◆ Stated task ◆
Reproduce the material word for word; the images stay out.

◆ Charts and diagrams as code ◆
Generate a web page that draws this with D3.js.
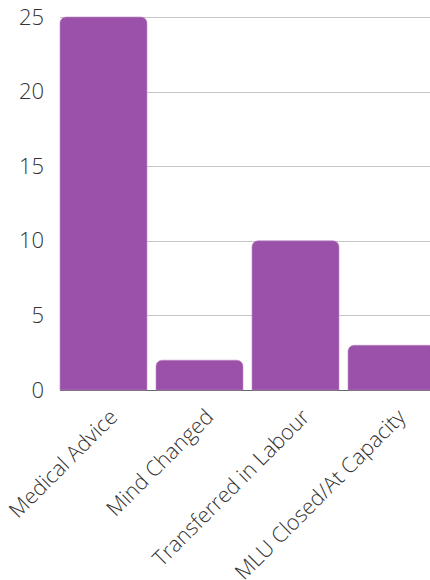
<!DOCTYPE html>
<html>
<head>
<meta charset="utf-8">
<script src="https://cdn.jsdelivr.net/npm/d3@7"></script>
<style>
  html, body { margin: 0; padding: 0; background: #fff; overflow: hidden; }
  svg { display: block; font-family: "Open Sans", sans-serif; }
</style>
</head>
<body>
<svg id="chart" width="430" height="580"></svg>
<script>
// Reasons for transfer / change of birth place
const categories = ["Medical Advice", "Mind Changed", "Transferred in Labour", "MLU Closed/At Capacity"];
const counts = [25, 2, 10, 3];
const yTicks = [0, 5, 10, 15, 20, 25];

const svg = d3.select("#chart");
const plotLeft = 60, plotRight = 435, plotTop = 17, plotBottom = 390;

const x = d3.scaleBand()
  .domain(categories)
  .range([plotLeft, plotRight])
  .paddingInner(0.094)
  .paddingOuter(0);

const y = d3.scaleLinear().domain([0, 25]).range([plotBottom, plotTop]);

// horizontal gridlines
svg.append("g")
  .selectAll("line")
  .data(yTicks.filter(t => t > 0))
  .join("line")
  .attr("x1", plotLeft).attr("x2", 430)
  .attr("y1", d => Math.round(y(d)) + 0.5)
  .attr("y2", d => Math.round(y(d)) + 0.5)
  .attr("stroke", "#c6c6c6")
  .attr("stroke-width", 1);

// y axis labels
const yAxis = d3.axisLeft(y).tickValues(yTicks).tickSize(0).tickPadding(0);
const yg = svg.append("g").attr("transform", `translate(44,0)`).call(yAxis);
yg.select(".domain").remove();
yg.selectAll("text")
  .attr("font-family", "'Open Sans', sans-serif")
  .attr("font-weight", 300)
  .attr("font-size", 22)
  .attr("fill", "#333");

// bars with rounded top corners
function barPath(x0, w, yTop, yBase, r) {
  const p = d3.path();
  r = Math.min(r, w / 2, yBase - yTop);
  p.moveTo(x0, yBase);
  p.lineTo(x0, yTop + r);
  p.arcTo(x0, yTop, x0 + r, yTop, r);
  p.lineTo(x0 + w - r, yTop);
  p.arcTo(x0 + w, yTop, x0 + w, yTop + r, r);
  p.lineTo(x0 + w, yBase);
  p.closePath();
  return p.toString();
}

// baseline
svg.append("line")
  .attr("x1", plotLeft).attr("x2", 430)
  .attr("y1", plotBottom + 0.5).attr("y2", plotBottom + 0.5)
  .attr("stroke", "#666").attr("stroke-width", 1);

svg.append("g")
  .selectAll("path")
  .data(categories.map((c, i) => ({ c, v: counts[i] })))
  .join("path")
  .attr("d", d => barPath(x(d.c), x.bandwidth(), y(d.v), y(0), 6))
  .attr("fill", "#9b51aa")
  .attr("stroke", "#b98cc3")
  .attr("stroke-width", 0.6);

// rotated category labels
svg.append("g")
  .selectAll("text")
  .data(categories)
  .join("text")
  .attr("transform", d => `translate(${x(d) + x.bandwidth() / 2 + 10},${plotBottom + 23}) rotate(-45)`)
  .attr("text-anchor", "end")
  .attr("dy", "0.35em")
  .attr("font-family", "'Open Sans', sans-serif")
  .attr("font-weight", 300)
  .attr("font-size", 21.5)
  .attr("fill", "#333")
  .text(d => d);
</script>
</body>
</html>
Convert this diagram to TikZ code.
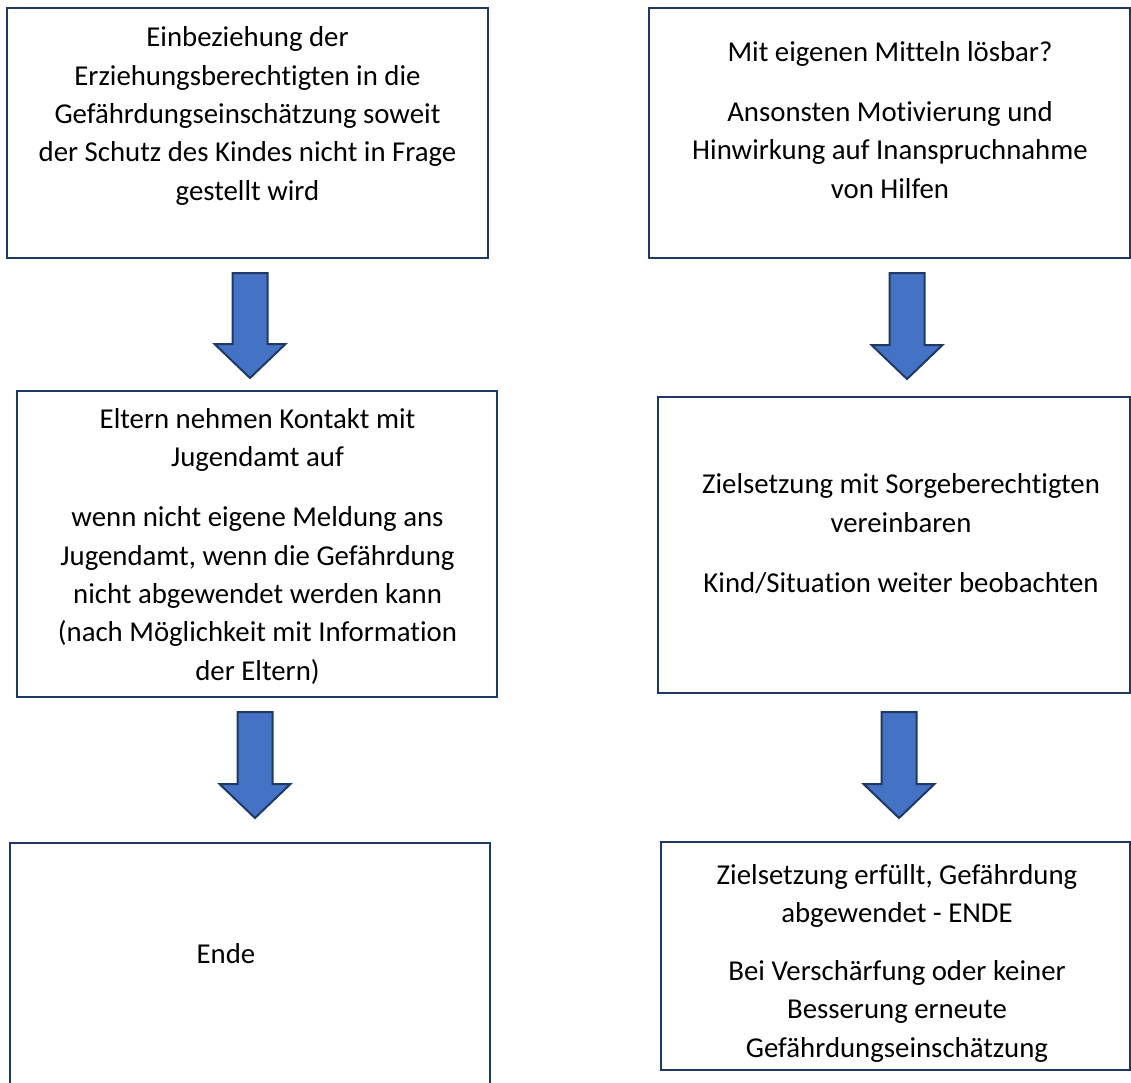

◆ Exercise solution ◆
Generate a web page that draws this with D3.js.
<!DOCTYPE html>
<html>
<head>
<meta charset="utf-8">
<script src="https://cdn.jsdelivr.net/npm/d3@7"></script>
<style>
  html, body { margin: 0; padding: 0; background: #fff; overflow: hidden; }
  svg { display: block; font-family: "Open Sans", sans-serif; }
</style>
</head>
<body>
<svg id="chart" width="430" height="580"></svg>
<script>
// Reasons for transfer / change of birth place
const categories = ["Medical Advice", "Mind Changed", "Transferred in Labour", "MLU Closed/At Capacity"];
const counts = [25, 2, 10, 3];
const yTicks = [0, 5, 10, 15, 20, 25];

const svg = d3.select("#chart");
const plotLeft = 60, plotRight = 435, plotTop = 17, plotBottom = 390;

const x = d3.scaleBand()
  .domain(categories)
  .range([plotLeft, plotRight])
  .paddingInner(0.094)
  .paddingOuter(0);

const y = d3.scaleLinear().domain([0, 25]).range([plotBottom, plotTop]);

// horizontal gridlines
svg.append("g")
  .selectAll("line")
  .data(yTicks.filter(t => t > 0))
  .join("line")
  .attr("x1", plotLeft).attr("x2", 430)
  .attr("y1", d => Math.round(y(d)) + 0.5)
  .attr("y2", d => Math.round(y(d)) + 0.5)
  .attr("stroke", "#c6c6c6")
  .attr("stroke-width", 1);

// y axis labels
const yAxis = d3.axisLeft(y).tickValues(yTicks).tickSize(0).tickPadding(0);
const yg = svg.append("g").attr("transform", `translate(44,0)`).call(yAxis);
yg.select(".domain").remove();
yg.selectAll("text")
  .attr("font-family", "'Open Sans', sans-serif")
  .attr("font-weight", 300)
  .attr("font-size", 22)
  .attr("fill", "#333");

// bars with rounded top corners
function barPath(x0, w, yTop, yBase, r) {
  const p = d3.path();
  r = Math.min(r, w / 2, yBase - yTop);
  p.moveTo(x0, yBase);
  p.lineTo(x0, yTop + r);
  p.arcTo(x0, yTop, x0 + r, yTop, r);
  p.lineTo(x0 + w - r, yTop);
  p.arcTo(x0 + w, yTop, x0 + w, yTop + r, r);
  p.lineTo(x0 + w, yBase);
  p.closePath();
  return p.toString();
}

// baseline
svg.append("line")
  .attr("x1", plotLeft).attr("x2", 430)
  .attr("y1", plotBottom + 0.5).attr("y2", plotBottom + 0.5)
  .attr("stroke", "#666").attr("stroke-width", 1);

svg.append("g")
  .selectAll("path")
  .data(categories.map((c, i) => ({ c, v: counts[i] })))
  .join("path")
  .attr("d", d => barPath(x(d.c), x.bandwidth(), y(d.v), y(0), 6))
  .attr("fill", "#9b51aa")
  .attr("stroke", "#b98cc3")
  .attr("stroke-width", 0.6);

// rotated category labels
svg.append("g")
  .selectAll("text")
  .data(categories)
  .join("text")
  .attr("transform", d => `translate(${x(d) + x.bandwidth() / 2 + 10},${plotBottom + 23}) rotate(-45)`)
  .attr("text-anchor", "end")
  .attr("dy", "0.35em")
  .attr("font-family", "'Open Sans', sans-serif")
  .attr("font-weight", 300)
  .attr("font-size", 21.5)
  .attr("fill", "#333")
  .text(d => d);
</script>
</body>
</html>
Convert this diagram to TikZ code.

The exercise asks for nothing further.